- [YOUR TASK]:
Would you pull out every line of the material that contains the string "this"?

>> start SUPPLIED RECORDS

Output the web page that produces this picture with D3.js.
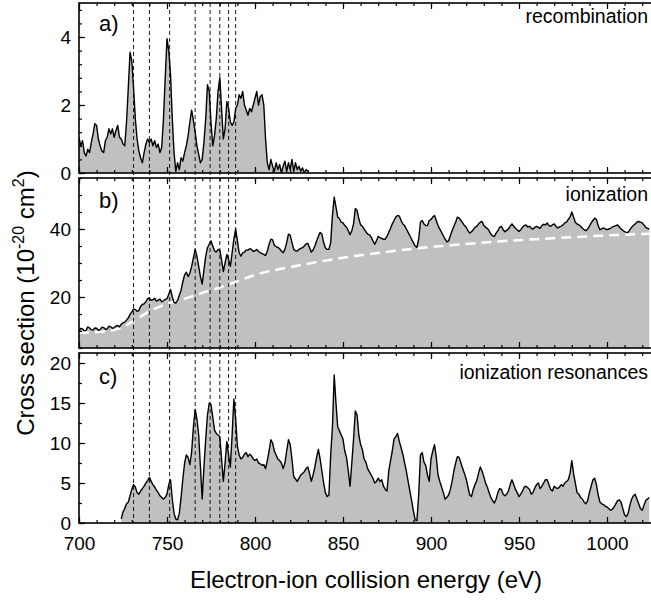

>> end SUPPLIED RECORDS
>> start SUPPLIED RECORDS

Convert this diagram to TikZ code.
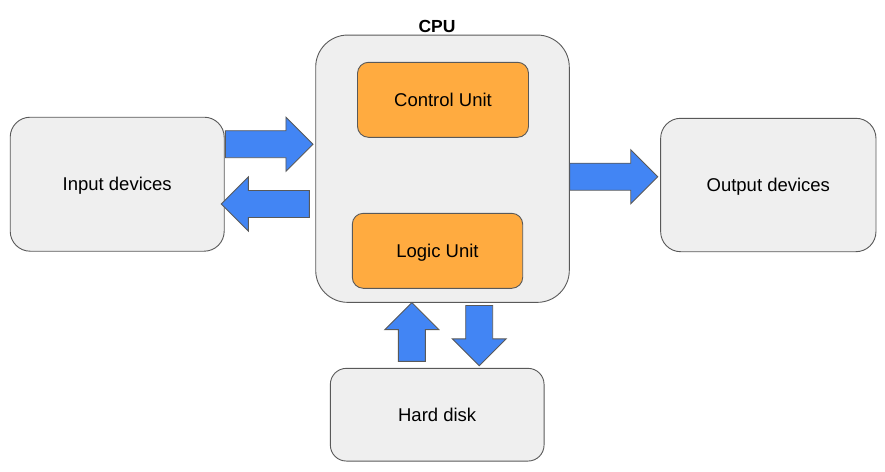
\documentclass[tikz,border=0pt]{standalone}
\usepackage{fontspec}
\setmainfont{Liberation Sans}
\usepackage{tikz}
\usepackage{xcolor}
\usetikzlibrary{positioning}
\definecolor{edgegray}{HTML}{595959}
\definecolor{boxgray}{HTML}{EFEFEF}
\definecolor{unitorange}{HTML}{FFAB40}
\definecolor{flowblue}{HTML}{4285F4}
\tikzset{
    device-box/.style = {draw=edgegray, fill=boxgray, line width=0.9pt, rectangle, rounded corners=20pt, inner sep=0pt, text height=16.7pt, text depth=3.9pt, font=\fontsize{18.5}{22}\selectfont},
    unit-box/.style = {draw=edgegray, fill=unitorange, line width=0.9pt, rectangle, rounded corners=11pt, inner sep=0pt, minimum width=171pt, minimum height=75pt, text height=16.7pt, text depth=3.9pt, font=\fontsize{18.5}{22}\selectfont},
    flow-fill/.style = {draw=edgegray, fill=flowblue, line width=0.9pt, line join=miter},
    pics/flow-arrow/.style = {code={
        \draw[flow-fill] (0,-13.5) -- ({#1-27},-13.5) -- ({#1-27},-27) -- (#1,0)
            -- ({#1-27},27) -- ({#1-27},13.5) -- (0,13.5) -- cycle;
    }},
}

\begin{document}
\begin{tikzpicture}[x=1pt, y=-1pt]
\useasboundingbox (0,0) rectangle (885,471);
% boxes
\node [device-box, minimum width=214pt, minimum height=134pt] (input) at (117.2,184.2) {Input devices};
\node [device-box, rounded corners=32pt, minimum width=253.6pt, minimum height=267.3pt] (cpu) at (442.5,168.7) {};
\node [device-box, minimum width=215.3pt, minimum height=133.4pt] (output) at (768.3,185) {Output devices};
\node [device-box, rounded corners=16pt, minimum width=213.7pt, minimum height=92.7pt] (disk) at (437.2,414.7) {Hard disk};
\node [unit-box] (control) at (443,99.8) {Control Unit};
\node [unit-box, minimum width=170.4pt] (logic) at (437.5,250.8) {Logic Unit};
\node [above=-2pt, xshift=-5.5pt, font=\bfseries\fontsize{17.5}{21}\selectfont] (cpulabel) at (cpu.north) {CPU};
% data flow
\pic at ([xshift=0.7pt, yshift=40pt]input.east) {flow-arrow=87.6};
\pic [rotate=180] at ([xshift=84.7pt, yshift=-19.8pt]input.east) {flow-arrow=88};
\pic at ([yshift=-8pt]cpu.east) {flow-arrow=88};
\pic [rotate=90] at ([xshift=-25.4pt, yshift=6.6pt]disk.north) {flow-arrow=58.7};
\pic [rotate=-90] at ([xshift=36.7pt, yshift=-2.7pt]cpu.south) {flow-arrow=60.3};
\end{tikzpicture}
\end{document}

>> end SUPPLIED RECORDS
>> start SUPPLIED RECORDS

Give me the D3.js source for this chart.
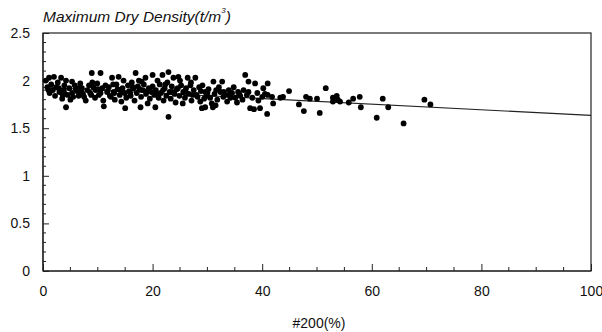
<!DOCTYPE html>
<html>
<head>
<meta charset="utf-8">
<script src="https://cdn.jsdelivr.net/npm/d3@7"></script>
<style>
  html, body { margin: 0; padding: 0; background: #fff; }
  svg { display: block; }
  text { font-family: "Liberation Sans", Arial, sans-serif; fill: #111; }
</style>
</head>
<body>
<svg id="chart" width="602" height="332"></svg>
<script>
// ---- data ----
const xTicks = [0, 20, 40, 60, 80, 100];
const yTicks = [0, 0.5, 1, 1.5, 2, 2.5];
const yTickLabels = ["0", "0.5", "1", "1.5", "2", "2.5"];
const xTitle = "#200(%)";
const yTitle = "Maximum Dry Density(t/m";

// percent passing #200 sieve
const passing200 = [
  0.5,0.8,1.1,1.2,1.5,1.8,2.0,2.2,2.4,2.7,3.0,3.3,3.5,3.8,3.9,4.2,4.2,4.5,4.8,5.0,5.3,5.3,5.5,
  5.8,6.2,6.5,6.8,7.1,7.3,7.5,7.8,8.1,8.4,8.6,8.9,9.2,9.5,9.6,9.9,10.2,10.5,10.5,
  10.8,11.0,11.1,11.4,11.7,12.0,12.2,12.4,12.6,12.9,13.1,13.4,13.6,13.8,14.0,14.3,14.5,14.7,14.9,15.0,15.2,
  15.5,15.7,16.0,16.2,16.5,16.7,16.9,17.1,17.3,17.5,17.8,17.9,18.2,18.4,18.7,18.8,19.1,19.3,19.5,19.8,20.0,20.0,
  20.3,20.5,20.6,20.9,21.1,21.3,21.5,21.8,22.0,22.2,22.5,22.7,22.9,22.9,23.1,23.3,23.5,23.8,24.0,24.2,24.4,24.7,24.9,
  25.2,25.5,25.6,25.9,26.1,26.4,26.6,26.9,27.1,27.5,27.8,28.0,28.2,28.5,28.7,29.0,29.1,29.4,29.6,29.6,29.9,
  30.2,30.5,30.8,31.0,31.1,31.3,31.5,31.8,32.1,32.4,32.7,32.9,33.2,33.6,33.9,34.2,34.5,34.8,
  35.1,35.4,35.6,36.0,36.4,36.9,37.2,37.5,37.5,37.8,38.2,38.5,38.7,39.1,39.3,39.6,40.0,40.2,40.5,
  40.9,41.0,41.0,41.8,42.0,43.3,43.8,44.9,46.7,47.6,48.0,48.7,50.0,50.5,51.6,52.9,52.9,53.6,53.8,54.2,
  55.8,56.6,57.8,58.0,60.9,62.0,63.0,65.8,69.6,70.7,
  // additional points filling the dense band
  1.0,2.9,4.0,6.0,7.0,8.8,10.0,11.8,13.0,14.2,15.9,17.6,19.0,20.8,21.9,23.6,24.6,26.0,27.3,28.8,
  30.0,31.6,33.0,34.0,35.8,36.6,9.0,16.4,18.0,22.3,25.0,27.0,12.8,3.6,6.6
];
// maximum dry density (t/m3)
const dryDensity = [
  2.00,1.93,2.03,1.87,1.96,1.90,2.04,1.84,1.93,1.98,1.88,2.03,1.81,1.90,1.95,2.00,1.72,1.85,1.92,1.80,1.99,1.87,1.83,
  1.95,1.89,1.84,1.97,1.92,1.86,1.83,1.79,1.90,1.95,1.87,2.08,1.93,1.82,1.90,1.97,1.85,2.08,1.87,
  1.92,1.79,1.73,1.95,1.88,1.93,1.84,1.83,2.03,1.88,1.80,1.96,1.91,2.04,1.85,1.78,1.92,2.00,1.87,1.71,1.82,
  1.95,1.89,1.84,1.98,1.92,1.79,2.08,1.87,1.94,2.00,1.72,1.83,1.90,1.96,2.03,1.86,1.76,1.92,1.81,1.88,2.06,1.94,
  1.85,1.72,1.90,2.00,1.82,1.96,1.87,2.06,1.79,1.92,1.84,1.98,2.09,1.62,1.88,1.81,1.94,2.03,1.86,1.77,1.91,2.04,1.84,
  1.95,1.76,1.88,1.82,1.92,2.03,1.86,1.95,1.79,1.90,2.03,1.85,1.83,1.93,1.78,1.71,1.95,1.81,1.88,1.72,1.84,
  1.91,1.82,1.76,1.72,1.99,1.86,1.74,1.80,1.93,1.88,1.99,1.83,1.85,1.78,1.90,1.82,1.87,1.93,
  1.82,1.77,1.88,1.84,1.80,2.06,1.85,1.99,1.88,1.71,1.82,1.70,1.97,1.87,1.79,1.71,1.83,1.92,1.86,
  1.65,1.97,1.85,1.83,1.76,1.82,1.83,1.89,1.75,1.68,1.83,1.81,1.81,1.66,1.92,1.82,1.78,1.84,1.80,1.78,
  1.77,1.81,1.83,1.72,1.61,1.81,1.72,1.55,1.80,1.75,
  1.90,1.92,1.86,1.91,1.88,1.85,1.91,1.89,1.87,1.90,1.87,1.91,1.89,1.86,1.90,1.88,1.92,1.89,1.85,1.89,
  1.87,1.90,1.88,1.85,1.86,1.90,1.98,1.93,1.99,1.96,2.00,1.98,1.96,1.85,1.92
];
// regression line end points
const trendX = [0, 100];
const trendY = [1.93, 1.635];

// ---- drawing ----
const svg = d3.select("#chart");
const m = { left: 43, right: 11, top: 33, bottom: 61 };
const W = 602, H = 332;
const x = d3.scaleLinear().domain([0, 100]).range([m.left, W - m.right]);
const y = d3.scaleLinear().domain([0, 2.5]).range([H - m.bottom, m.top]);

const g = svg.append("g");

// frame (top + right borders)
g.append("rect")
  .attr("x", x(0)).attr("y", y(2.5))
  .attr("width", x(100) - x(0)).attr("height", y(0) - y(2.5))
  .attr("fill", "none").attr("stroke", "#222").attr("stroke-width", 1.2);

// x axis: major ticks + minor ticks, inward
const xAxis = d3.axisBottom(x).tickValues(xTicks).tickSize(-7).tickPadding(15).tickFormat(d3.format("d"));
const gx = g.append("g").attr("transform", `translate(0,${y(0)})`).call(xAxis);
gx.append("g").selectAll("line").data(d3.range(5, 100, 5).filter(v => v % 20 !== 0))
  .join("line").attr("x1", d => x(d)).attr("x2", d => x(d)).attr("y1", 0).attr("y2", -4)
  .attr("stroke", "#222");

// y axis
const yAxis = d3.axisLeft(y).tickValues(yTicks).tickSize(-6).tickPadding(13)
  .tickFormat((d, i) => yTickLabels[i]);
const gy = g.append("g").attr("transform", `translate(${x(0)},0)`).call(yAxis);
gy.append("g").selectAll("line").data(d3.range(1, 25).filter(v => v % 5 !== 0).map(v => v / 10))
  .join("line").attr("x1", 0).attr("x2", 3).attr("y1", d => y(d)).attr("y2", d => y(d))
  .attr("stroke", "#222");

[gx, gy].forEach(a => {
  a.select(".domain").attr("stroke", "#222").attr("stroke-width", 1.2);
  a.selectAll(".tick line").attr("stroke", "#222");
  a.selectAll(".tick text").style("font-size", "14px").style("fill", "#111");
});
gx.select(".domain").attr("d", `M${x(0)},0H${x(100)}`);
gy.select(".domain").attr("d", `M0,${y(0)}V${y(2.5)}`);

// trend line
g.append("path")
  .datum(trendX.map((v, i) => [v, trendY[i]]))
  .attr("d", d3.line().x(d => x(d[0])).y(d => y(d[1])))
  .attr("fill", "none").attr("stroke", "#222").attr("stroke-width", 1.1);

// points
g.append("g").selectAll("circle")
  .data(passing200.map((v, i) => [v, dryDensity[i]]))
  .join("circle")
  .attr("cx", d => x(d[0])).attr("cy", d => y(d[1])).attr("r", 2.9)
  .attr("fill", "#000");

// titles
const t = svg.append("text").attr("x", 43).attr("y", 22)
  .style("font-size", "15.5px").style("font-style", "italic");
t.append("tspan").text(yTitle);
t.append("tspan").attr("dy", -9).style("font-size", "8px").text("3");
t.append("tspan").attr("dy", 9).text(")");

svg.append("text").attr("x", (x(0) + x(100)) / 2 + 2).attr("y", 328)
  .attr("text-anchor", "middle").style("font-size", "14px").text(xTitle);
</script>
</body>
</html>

>> end SUPPLIED RECORDS

- [FULL SOLUTION]:
Output the web page that produces this picture with D3.js.
Convert this diagram to TikZ code.
Give me the D3.js source for this chart.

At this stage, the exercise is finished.